ほとんどみんなひとごとのことと思って聴いてるな。

で、しゃべるのにしらけてしまった。

だから最近は依頼はお断りしている。だって砂に水を撒くために時間をかけて用意するのは時間の無駄だと思うから。

いっぽうで、ひとごとでなくいざ自分のこととして降りかかってくると、わたしの時間も場所も構わず「医者なら相談に乗ってくれるのがあたりまえ」のような人も出てくる。それはあたかもクリエーターにタダで作品を提供しろと言うようなものである。プロを舐めてはいけない。これはエラソーにしているのではなく、プロはプロなりの責任を持っているからいいかげんなことはできないという矜持があるからだ。「自称インテリの評論家(by橋下徹さん)」のような無責任なコメントはできない。
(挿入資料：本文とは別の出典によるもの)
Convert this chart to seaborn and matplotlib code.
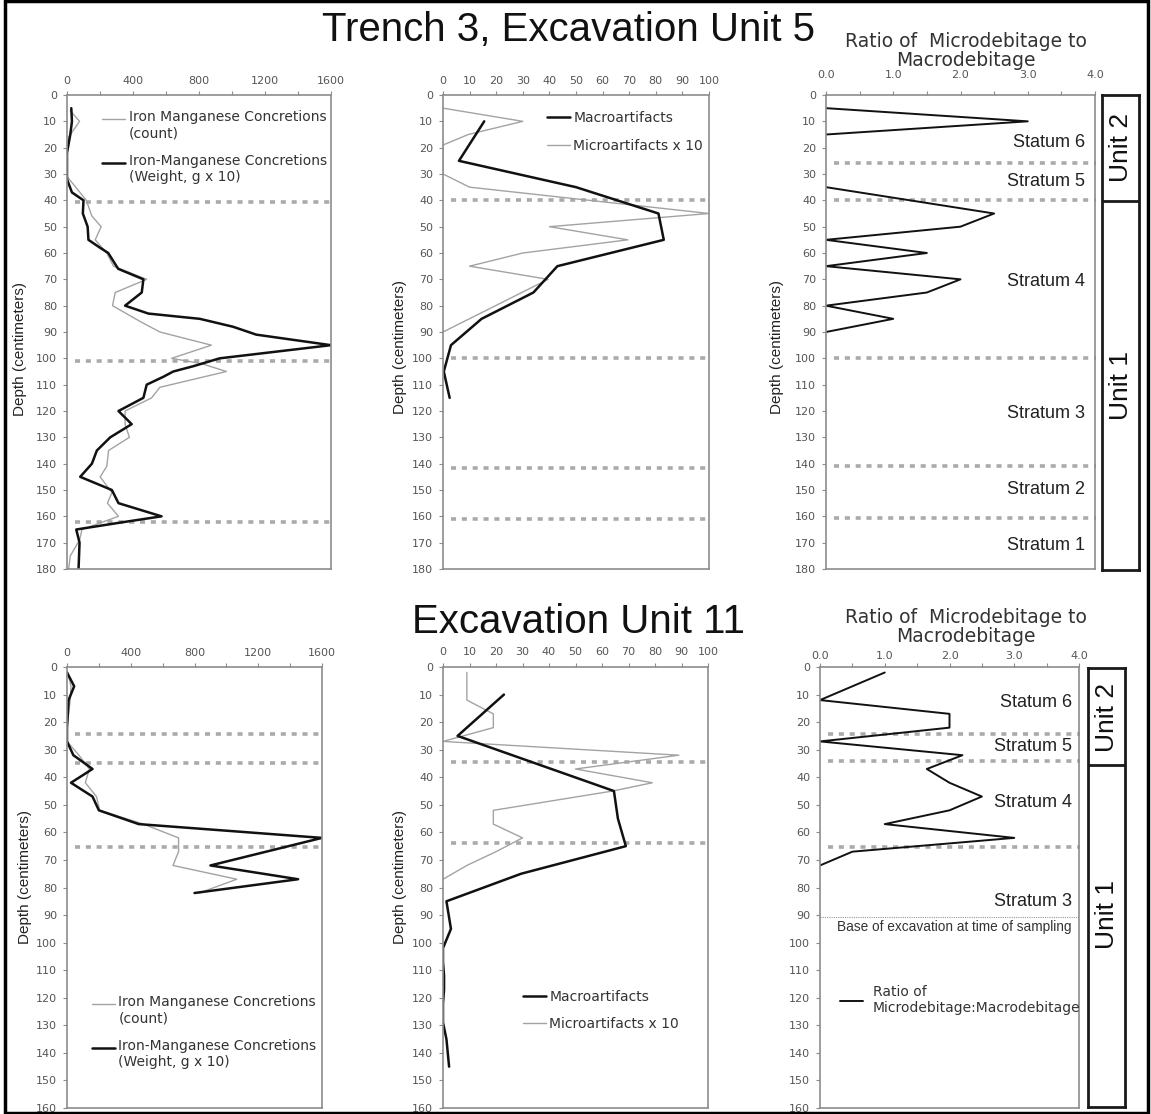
import numpy as np
import pandas as pd
import matplotlib
matplotlib.use("Agg")
import matplotlib.pyplot as plt
import seaborn as sns
from matplotlib.ticker import MultipleLocator, FormatStrFormatter
from matplotlib.lines import Line2D
from matplotlib.patches import Rectangle
from matplotlib.legend_handler import HandlerLine2D

nan = np.nan

# ---------------- DATA ----------------
# Trench 3, Excavation Unit 5 -- iron-manganese concretions
t1_w_depth = [5, 10, 15, 22, 27, 32, 37, 40, 45, 50, 55, 58, 60, 66, 70, 75, 80, 83, 85, 88,
              91, 95, 100, 103, 105, 107, 110, 115, 120, 125, 130, 135, 140, 145, 150, 155,
              160, 162, 165, 170, 180]
t1_w = [26, 30, 20, 0, 0, 0, 30, 100, 96, 125, 130, 200, 250, 310, 463, 453, 352, 493, 805, 1006,
        1147, 1600, 925, 765, 644, 584, 483, 463, 312, 392, 262, 181, 151, 80, 272, 312,
        573, 362, 56, 76, 70]
t1_c_depth = [6, 10, 16, 22, 27, 31, 34, 40, 46, 50, 55, 60, 65, 70, 75, 80, 86, 90, 95, 100,
              102, 105, 111, 115, 120, 125, 130, 135, 141, 145, 151, 155, 160, 165, 169, 175, 180]
t1_c = [20, 76, 10, 0, 0, 0, 40, 117, 151, 207, 171, 241, 282, 483, 292, 276, 443, 563, 875, 634,
        815, 966, 563, 513, 352, 352, 378, 252, 241, 201, 272, 245, 312, 91, 76, 20, 10]

# Trench 3, EU5 -- artifacts
t2_mac_depth = [10, 25, 35, 45, 55, 65, 75, 85, 95, 105, 115]
t2_mac = [15.5, 6, 50, 81, 83, 43, 34, 14.5, 3, 0.3, 2.5]
t2_mic_depth = [5, 10, 15, 19, 25, 30, 35, 45, 50, 55, 60, 65, 70, 90]
t2_mic = [0, 30, 9.5, 0, 0, 0, 10, 100, 40, 69.5, 30, 10, 39.5, 0]

# Trench 3, EU5 -- ratio micro:macro debitage
t3_depth = [5, 10, 15, 25, 35, 45, 50, 55, 60, 65, 70, 75, 80, 85, 90]
t3_ratio = [0, 3.0, 0, nan, 0, 2.5, 2.0, 0, 1.5, 0, 2.0, 1.5, 0, 1.0, 0]

# Excavation Unit 11 -- iron-manganese concretions
b1_depth = [2, 7, 12, 17, 22, 27, 32, 37, 42, 47, 52, 57, 62, 67, 72, 77, 82]
b1_w = [0, 45, 10, 5, 0, 0, 40, 160, 25, 160, 200, 450, 1600, 1250, 900, 1450, 800]
b1_c = [5, 25, 20, 10, 0, 0, 75, 140, 115, 185, 205, 480, 700, 700, 665, 1065, 830]

# EU11 -- artifacts
b2_mac_depth = [10, 25, 45, 55, 65, 75, 85, 95, 102, 107, 112, 117, 122, 129, 135, 145]
b2_mac = [23, 5.5, 64.5, 66, 69, 29.5, 1.3, 3, 0, 0, 0.4, 0.4, 0, 0, 1.3, 2.3]
b2_mic_depth = [2, 12, 17, 22, 27, 32, 37, 42, 45, 52, 57, 62, 67, 72, 77]
b2_mic = [9, 9, 19, 19, 0, 89, 50, 79, 64, 19, 19, 30, 20, 9, 0]

# EU11 -- ratio
b3_depth = [2, 12, 17, 22, 27, 32, 37, 42, 47, 52, 57, 62, 67, 72]
b3_ratio = [1.0, 0, 2.0, 2.0, 0, 2.2, 1.65, 2.0, 2.5, 2.0, 1.0, 3.0, 0.5, 0]

# stratum boundaries (depth, cm)
t1_bounds = [40.5, 101, 162]
t2_bounds = [40, 100, 141.5, 161]
t3_bounds = [26, 40, 100, 141, 160.5]
b1_bounds = [24.3, 34.8, 65.4]
b2_bounds = [34.6, 63.7]
b3_bounds = [24.3, 34.2, 65.2]
b3_base = 90.7

t3_strata = ["Statum 6", "Stratum 5", "Stratum 4", "Stratum 3", "Stratum 2", "Stratum 1"]
t3_strata_y = [18, 33, 71, 121, 150, 171]
b3_strata = ["Statum 6", "Stratum 5", "Stratum 4", "Stratum 3"]
b3_strata_y = [13, 29, 49, 85]

t_units = ["Unit 2", "Unit 1"]
t_unit_div = 40
t_unit_y = [20, 110]
b_unit_div = 35.2
b_unit_y = [18, 90]

# ---------------- STYLE ----------------
sns.set_theme(style="white")
plt.rcParams["font.family"] = ["DejaVu Sans"]
BLACK = "#111111"
GRAY = "#a3a3a3"
SPINE = "#8c8c8c"
TICKC = "#555555"
DOT = "#aaaaaa"
ARIAL = "Liberation Sans"

W, H = 1151, 1114
fig = plt.figure(figsize=(W / 100, H / 100), dpi=100)
fig.patch.set_facecolor("white")


def rect(x0, x1, y0, y1):
    return [x0 / W, 1 - y1 / H, (x1 - x0) / W, (y1 - y0) / H]


def draw(ax, values, depths, color, lw):
    df = pd.DataFrame({"v": values, "d": depths})
    seg = df["v"].isna().cumsum()
    for _, g in df.groupby(seg):
        g = g.dropna()
        if len(g) < 2:
            continue
        sns.lineplot(data=g, x="v", y="d", sort=False, estimator=None,
                     color=color, lw=lw, ax=ax, legend=False)


def style(ax, xmax, major, minor, ymax, fmt, xpad):
    ax.set_xlim(0, xmax)
    ax.set_ylim(ymax, 0)
    ax.xaxis.set_major_locator(MultipleLocator(major))
    if minor:
        ax.xaxis.set_minor_locator(MultipleLocator(minor))
    ax.yaxis.set_major_locator(MultipleLocator(10))
    ax.xaxis.set_major_formatter(FormatStrFormatter(fmt))
    ax.xaxis.tick_top()
    ax.tick_params(axis="x", which="both", top=True, bottom=False, labeltop=True,
                   labelbottom=False, direction="out", length=3, width=0.8,
                   color=SPINE, labelsize=8, labelcolor=TICKC, pad=xpad)
    ax.tick_params(axis="y", which="both", left=True, direction="out", length=3,
                   width=0.8, color=SPINE, labelsize=8, labelcolor=TICKC, pad=4)
    for s in ax.spines.values():
        s.set_color(SPINE)
        s.set_linewidth(1.2)
    ax.grid(False)
    ax.set_xlabel("")
    ax.set_ylabel("")


def bounds(ax, ys):
    for y in ys:
        ax.axhline(y, xmin=0.03, xmax=1.005, clip_on=False, color=DOT, lw=2.6,
                   ls=(0, (1.4, 1.6)), zorder=1.5)


def ylab(ax, xc, yc):
    ax.set_ylabel("Depth (centimeters)", family=ARIAL, fontsize=11, color="#222222",
                  va="center")
    ax.yaxis.set_label_coords(xc, yc)


class HandlerFirstLine(HandlerLine2D):
    def __init__(self, shift=0.0, **kw):
        super().__init__(**kw)
        self.shift = shift

    def create_artists(self, legend, orig_handle, xdescent, ydescent, width, height,
                       fontsize, trans):
        arts = super().create_artists(legend, orig_handle, xdescent, ydescent, width,
                                      height, fontsize, trans)
        for a in arts:
            if isinstance(a, Line2D):
                a.set_ydata(np.asarray(a.get_ydata(), dtype=float) + self.shift * fontsize)
        return arts


def legend(ax, handles, labels, x, y, spacing, shift):
    hmap = {h: HandlerFirstLine(shift=shift) for h in handles}
    leg = ax.legend(handles, labels, loc="upper left", bbox_to_anchor=(x, y),
                    frameon=False, borderpad=0, borderaxespad=0, handlelength=1.65,
                    handletextpad=0.25, labelspacing=spacing,
                    prop={"family": "DejaVu Sans", "size": 10}, labelcolor="#333333",
                    handler_map=hmap)
    return leg


def unit_box(rc, ymax, div, labels, ys):
    ax = fig.add_axes(rc)
    ax.set_xlim(0, 1)
    ax.set_ylim(ymax, 0)
    ax.set_xticks([])
    ax.set_yticks([])
    for s in ax.spines.values():
        s.set_color("#1a1a1a")
        s.set_linewidth(2)
    ax.axhline(div, color="#1a1a1a", lw=2)
    for lab, y in zip(labels, ys):
        ax.text(0.5, y, lab, rotation=90, ha="center", va="center", family=ARIAL,
                fontsize=19, color="#111111")
    return ax


g_h = Line2D([], [], color=GRAY, lw=1.0)
b_h = Line2D([], [], color=BLACK, lw=1.8)

# ---------------- TOP ROW ----------------
ax1 = fig.add_axes(rect(67, 331, 95, 569))
draw(ax1, t1_c, t1_c_depth, GRAY, 1.0)
draw(ax1, t1_w, t1_w_depth, BLACK, 1.8)
style(ax1, 1600, 400, 200, 180, "%d", 3.5)
bounds(ax1, t1_bounds)
ylab(ax1, -0.178, 0.464)
legend(ax1, [g_h, b_h], ["Iron Manganese Concretions\n(count)",
                         "Iron-Manganese Concretions\n(Weight, g x 10)"],
       0.133, 0.968, 1.0, 0.47)

ax2 = fig.add_axes(rect(443, 709, 95, 569))
draw(ax2, t2_mic, t2_mic_depth, GRAY, 1.0)
draw(ax2, t2_mac, t2_mac_depth, BLACK, 1.8)
style(ax2, 100, 10, None, 180, "%d", 3.5)
bounds(ax2, t2_bounds)
ylab(ax2, -0.162, 0.468)
legend(ax2, [b_h, g_h], ["Macroartifacts", "Microartifacts x 10"], 0.391, 0.966, 1.0, 0.0)

ax3 = fig.add_axes(rect(826, 1095, 95, 569))
draw(ax3, t3_ratio, t3_depth, BLACK, 1.4)
style(ax3, 4.0, 1.0, 0.5, 180, "%.1f", 8)
bounds(ax3, t3_bounds)
ylab(ax3, -0.182, 0.468)
for lab, y in zip(t3_strata, t3_strata_y):
    ax3.text(3.85, y, lab, ha="right", va="center", family=ARIAL, fontsize=13,
             color="#222222")
unit_box(rect(1102, 1139, 95, 570), 180, t_unit_div, t_units, t_unit_y)
fig.text(966 / W, 1 - 51 / H, "Ratio of  Microdebitage to\nMacrodebitage", ha="center",
         va="center", fontsize=13.5, color="#333333", linespacing=1.05)

# ---------------- BOTTOM ROW ----------------
ax4 = fig.add_axes(rect(67, 322, 667, 1108))
draw(ax4, b1_c, b1_depth, GRAY, 1.0)
draw(ax4, b1_w, b1_depth, BLACK, 1.8)
style(ax4, 1600, 400, 200, 160, "%d", 3.5)
bounds(ax4, b1_bounds)
ylab(ax4, -0.165, 0.524)
legend(ax4, [g_h, b_h], ["Iron Manganese Concretions\n(count)",
                         "Iron-Manganese Concretions\n(Weight, g x 10)"],
       0.098, 0.256, 1.0, 0.47)

ax5 = fig.add_axes(rect(443, 708, 667, 1108))
draw(ax5, b2_mic, b2_mic_depth, GRAY, 1.0)
draw(ax5, b2_mac, b2_mac_depth, BLACK, 1.8)
style(ax5, 100, 10, None, 160, "%d", 4.5)
bounds(ax5, b2_bounds)
ylab(ax5, -0.162, 0.524)
legend(ax5, [b_h, g_h], ["Macroartifacts", "Microartifacts x 10"], 0.302, 0.268, 0.95, 0.0)

ax6 = fig.add_axes(rect(820, 1079, 667, 1108))
draw(ax6, b3_ratio, b3_depth, BLACK, 1.4)
style(ax6, 4.0, 1.0, 0.5, 160, "%.1f", 1.5)
bounds(ax6, b3_bounds)
ax6.axhline(b3_base, color="#999999", lw=0.8, ls=(0, (1, 1)), zorder=1.5)
ax6.text(0.52, b3_base + 3.6, "Base of excavation at time of sampling",
         transform=ax6.get_yaxis_transform(), ha="center", va="center", family=ARIAL,
         fontsize=9.8, color="#333333")
for lab, y in zip(b3_strata, b3_strata_y):
    ax6.text(3.89, y, lab, ha="right", va="center", family=ARIAL, fontsize=13,
             color="#222222")
leg6 = ax6.legend([Line2D([], [], color=BLACK, lw=1.4)],
                  ["Ratio of\nMicrodebitage:Macrodebitage"], loc="upper left",
                  bbox_to_anchor=(0.077, 0.279), frameon=False, borderpad=0,
                  borderaxespad=0, handlelength=1.65, handletextpad=0.7,
                  prop={"family": "DejaVu Sans", "size": 10}, labelcolor="#333333")
unit_box(rect(1088, 1125, 668, 1107), 160, b_unit_div, t_units, b_unit_y)
fig.text(966 / W, 1 - 627 / H, "Ratio of  Microdebitage to\nMacrodebitage", ha="center",
         va="center", fontsize=13.5, color="#333333", linespacing=1.05)

# ---------------- TITLES & FRAME ----------------
fig.text(569 / W, 1 - 30 / H, "Trench 3, Excavation Unit 5", ha="center", va="center",
         family=ARIAL, fontsize=29, color="#111111")
fig.text(579 / W, 1 - 622 / H, "Excavation Unit 11", ha="center", va="center",
         family=ARIAL, fontsize=29, color="#111111")
fig.patches.append(Rectangle((0.004, 0.001), 0.993, 0.998, transform=fig.transFigure,
                             fill=False, lw=2.5, ec="black", zorder=10))

fig.savefig("out.png", dpi=100, facecolor="white")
総選挙になって、候補者のみなさんはいろいろ主張されているが、みんなはたいていひとごとと思って聴いているにちがいない。候補者さんが純粋に「〜の未来の危機」などと訴えても、たいていは自分にはかんけーないと思っているんじゃないか。かく言うわたしも「経済の危うさ」と言われてもひとごとみたいだ。企業経営しているわけでもなく、それが自分にどう関係するのかとスルーしてしまう。

患家に「つぎに起きる恐れのある状況」を説明してそのためにどうすればいいかと提言しても、けっこう差し迫っているのに受け入れていただけない。で、心配していたとおりになって「おっしゃってたことがよく分かりました」と言って困られても、用意できていなくてたいへんな目に遭うのはあなたがた。まあ、わたしはべつにいいのだ。

だから、わたしが「〜の心配があるのでこうしておいたほうがいいと思う」と言ったときは、本気に考えていただきたいのであったりする。